Image Optimization
Reducing image file sizes and using modern formats to improve page load speed without quality loss.
What is Image Optimization?
Image optimization is the process of reducing image file sizes while maintaining acceptable visual quality, serving appropriately sized images for each user's device, and using modern image formats that offer better compression. Images are typically the largest assets on publisher pages — often accounting for 50-80% of total page weight — making image optimization one of the most impactful performance improvements available.
Key aspects of image optimization include: format selection (WebP and AVIF offer 25-50% smaller files than JPEG/PNG), responsive sizing (serving a 400px-wide image to mobile instead of a 1600px desktop version), compression (reducing quality to the minimum acceptable level), and delivery optimization (lazy loading, CDN serving, and proper caching).
Why It Matters for Publishers
For publishers, images directly affect Core Web Vitals, particularly LCP (since hero images are often the LCP element) and page speed scores. A single unoptimized 3MB hero image can add 2-5 seconds to page load time, pushing LCP into the "poor" range and potentially hurting search rankings. Multiply that across every page and every visitor, and unoptimized images waste enormous amounts of bandwidth and degrade user experience at scale.

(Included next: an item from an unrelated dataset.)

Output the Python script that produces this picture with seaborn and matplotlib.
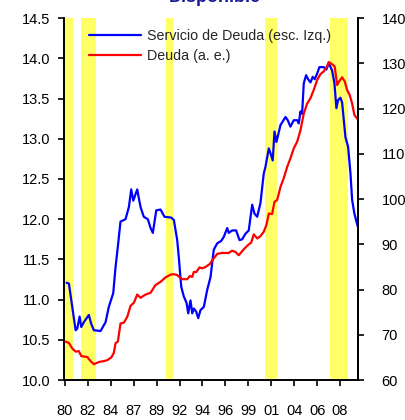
import numpy as np
import pandas as pd
import seaborn as sns
import matplotlib
matplotlib.use("Agg")
import matplotlib.pyplot as plt

# datos (años decimales)
anios_servicio = [1980.17, 1980.41, 1980.75, 1981.09, 1981.26, 1981.50, 1981.67, 1981.93, 1982.44, 1982.68,
                  1982.95, 1983.63, 1984.14, 1984.47, 1984.92, 1985.16, 1985.39, 1985.66, 1986.17, 1986.51,
                  1986.75, 1986.96, 1987.36, 1987.70, 1988.03, 1988.44, 1988.72, 1988.95, 1989.30, 1989.73,
                  1990.14, 1990.82, 1991.09, 1991.43, 1991.59, 1991.84, 1992.10, 1992.38, 1992.55, 1992.78,
                  1992.96, 1993.12, 1993.36, 1993.57, 1993.80, 1994.14, 1994.48, 1994.82, 1995.15, 1995.50,
                  1995.91, 1996.17, 1996.52, 1996.68, 1997.02, 1997.43, 1997.77, 1998.04, 1998.38, 1998.71,
                  1999.06, 1999.29, 1999.57, 1999.90, 2000.24, 2000.41, 2000.75, 2000.92, 2001.15, 2001.33,
                  2001.53, 2001.94, 2002.45, 2002.68, 2002.95, 2003.29, 2003.64, 2003.80, 2003.97, 2004.14,
                  2004.31, 2004.55, 2004.75, 2004.99, 2005.22, 2005.43, 2005.67, 2005.90, 2006.34, 2006.61,
                  2006.85, 2007.19, 2007.43, 2007.63, 2007.80, 2008.04, 2008.21, 2008.55, 2008.82, 2009.06,
                  2009.23, 2009.46, 2009.67, 2009.80]
servicio_deuda = [11.21, 11.20, 10.91, 10.62, 10.64, 10.79, 10.66, 10.72, 10.81, 10.70,
                  10.62, 10.61, 10.72, 10.91, 11.08, 11.41, 11.66, 11.97, 12.00, 12.15,
                  12.37, 12.23, 12.37, 12.15, 12.03, 12.00, 11.89, 11.83, 12.11, 12.12,
                  12.03, 12.02, 11.99, 11.74, 11.53, 11.16, 11.04, 10.96, 10.83, 10.99,
                  10.83, 10.89, 10.85, 10.77, 10.87, 10.91, 11.12, 11.28, 11.62, 11.70,
                  11.73, 11.78, 11.89, 11.83, 11.86, 11.86, 11.74, 11.75, 11.82, 11.86,
                  12.18, 12.07, 12.03, 12.20, 12.57, 12.65, 12.88, 12.82, 12.73, 13.09,
                  12.96, 13.17, 13.27, 13.23, 13.15, 13.23, 13.23, 13.19, 13.34, 13.31,
                  13.69, 13.79, 13.74, 13.70, 13.77, 13.74, 13.81, 13.89, 13.89, 13.86,
                  13.94, 13.85, 13.69, 13.38, 13.48, 13.51, 13.45, 13.02, 12.90, 12.57,
                  12.24, 12.07, 11.97, 11.91]

anios_deuda = [1980.07, 1980.41, 1980.75, 1981.09, 1981.42, 1981.67, 1982.28, 1982.61, 1982.95, 1983.46,
               1983.97, 1984.31, 1984.72, 1984.98, 1985.16, 1985.39, 1985.66, 1986.00, 1986.35, 1986.68,
               1987.02, 1987.36, 1987.70, 1988.21, 1988.72, 1989.22, 1989.73, 1990.24, 1990.75, 1991.09,
               1991.43, 1991.70, 1991.94, 1992.45, 1992.71, 1992.96, 1993.12, 1993.39, 1993.70, 1993.97,
               1994.31, 1994.72, 1995.15, 1995.50, 1996.01, 1996.68, 1997.02, 1997.36, 1997.70, 1998.20,
               1998.61, 1998.96, 1999.22, 1999.57, 1999.90, 2000.24, 2000.51, 2000.75, 2001.09, 2001.33,
               2001.60, 2001.94, 2002.27, 2002.62, 2002.95, 2003.29, 2003.64, 2003.97, 2004.31, 2004.65,
               2004.99, 2005.32, 2005.67, 2006.00, 2006.34, 2006.69, 2006.85, 2007.19, 2007.46, 2007.70,
               2007.87, 2008.21, 2008.48, 2008.72, 2008.98, 2009.23, 2009.46, 2009.73]
deuda = [68.5, 68.2, 67.0, 66.3, 66.4, 65.3, 65.1, 64.2, 63.5, 64.0,
         64.2, 64.4, 65.0, 66.0, 68.2, 68.5, 72.5, 72.7, 74.0, 76.4,
         77.1, 78.9, 78.2, 78.9, 79.3, 81.0, 81.7, 82.7, 83.3, 83.4,
         83.2, 82.7, 82.3, 82.3, 83.0, 82.8, 83.9, 83.9, 84.9, 84.7,
         85.0, 85.6, 86.9, 87.9, 88.1, 88.1, 88.6, 88.3, 87.6, 88.9,
         89.8, 90.4, 92.2, 91.3, 91.8, 92.8, 94.3, 96.8, 96.7, 99.4,
         99.8, 102.7, 104.6, 107.1, 109.0, 111.2, 112.7, 115.2, 118.9, 121.1,
         122.3, 124.1, 126.3, 127.6, 128.2, 129.4, 130.3, 129.8, 129.3, 125.2,
         125.9, 126.9, 126.0, 124.1, 123.0, 121.1, 118.6, 117.8]

# recesiones (franjas amarillas)
recesion_inicio = [1979.95, 1981.60, 1990.34, 2000.41, 2006.95]
recesion_fin = [1980.85, 1983.20, 1991.05, 2001.63, 2008.78]

etiquetas_x = ["80", "82", "84", "87", "89", "92", "94", "96", "99", "01", "04", "06", "08"]

sns.set_style("ticks")
plt.rcParams['font.family'] = ['Liberation Sans', 'DejaVu Sans']

df_s = pd.DataFrame({"anio": anios_servicio, "valor": servicio_deuda})
df_d = pd.DataFrame({"anio": anios_deuda, "valor": deuda})

fig = plt.figure(figsize=(4.05, 4.2), dpi=100)
ax = fig.add_axes([0.159, 0.095, 0.725, 0.862])
ax2 = ax.twinx()

for a, b in zip(recesion_inicio, recesion_fin):
    ax.axvspan(a, b, color="#FFFF66", lw=0, zorder=0)

sns.lineplot(data=df_s, x="anio", y="valor", ax=ax, color="#0000FF", lw=1.6,
             label="Servicio de Deuda (esc. Izq.)", legend=False)
sns.lineplot(data=df_d, x="anio", y="valor", ax=ax2, color="#FF0000", lw=1.6,
             label="Deuda (a. e.)", legend=False)

ax.set_xlim(1979.95, 2009.83)
ax.set_ylim(10.0, 14.5)
ax2.set_ylim(60, 140)
ax.set_yticks(np.arange(10.0, 14.51, 0.5))
ax.set_yticklabels([f"{v:.1f}" for v in np.arange(10.0, 14.51, 0.5)])
ax2.set_yticks(np.arange(60, 141, 10))
ax.set_xticks(np.linspace(1980, 2008, len(etiquetas_x)))
ax.set_xticklabels(etiquetas_x)
ax.set_xlabel("")
ax.set_ylabel("")
ax2.set_ylabel("")

for a in (ax, ax2):
    a.spines["top"].set_visible(False)
    for s in a.spines.values():
        s.set_linewidth(1.4)
        s.set_color("black")
    a.tick_params(direction="out", length=4, width=1.2, labelsize=10.5, colors="black")
ax.tick_params(axis="x", pad=13)
ax.tick_params(axis="y", pad=6)
ax2.tick_params(axis="y", pad=13)
ax2.spines["left"].set_visible(False)
ax2.spines["bottom"].set_visible(False)

h1, l1 = ax.get_legend_handles_labels()
h2, l2 = ax2.get_legend_handles_labels()
ax2.legend(h1 + h2, l1 + l2, loc="upper left", bbox_to_anchor=(0.04, 1.005), frameon=False,
           fontsize=10.3, handlelength=3.6, handletextpad=0.45, labelspacing=0.38)

# titulo cortado arriba, como en el original
fig.text(0.53, 0.985, "Disponible", color="#1A1A99", fontsize=13, fontweight="bold",
         ha="center", va="bottom")

fig.savefig("out.png", dpi=100)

Image optimization also reduces hosting and CDN costs. Serving 200KB images instead of 2MB images reduces bandwidth consumption by 90%, which can translate to significant cost savings for high-traffic publishers, especially those paying for bandwidth on CDN or hosting plans.
Tips for Optimization
- Use WebP as your default format: WebP offers 25-35% smaller file sizes than JPEG at equivalent quality and supports transparency (replacing PNG). All modern browsers support WebP. Use AVIF for even better compression where browser support exists.

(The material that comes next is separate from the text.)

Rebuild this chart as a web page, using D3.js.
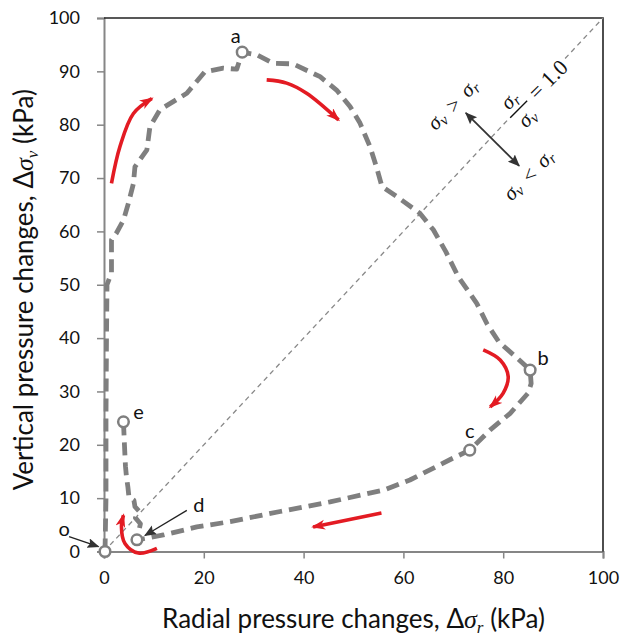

- Serve responsive images: Use the HTML srcset attribute and sizes attribute to serve different image sizes for different viewport widths. A mobile user should not download a 1920px-wide desktop image.
- Compress aggressively: For editorial images, a quality setting of 75-80% (on a 1-100 scale) is typically visually indistinguishable from 100% quality while being 50-70% smaller. Test with your specific content to find the optimal balance.
- Set explicit dimensions: Always include width and height attributes on image elements to prevent CLS (layout shifts) when images load. Use CSS aspect-ratio for responsive sizing with dimension hints.
- Automate the process: Use image CDN services (Cloudinary, imgix, Cloudflare Images) or CMS plugins (ShortPixel, Imagify) to automatically optimize, resize, and convert images. Manual optimization doesn't scale.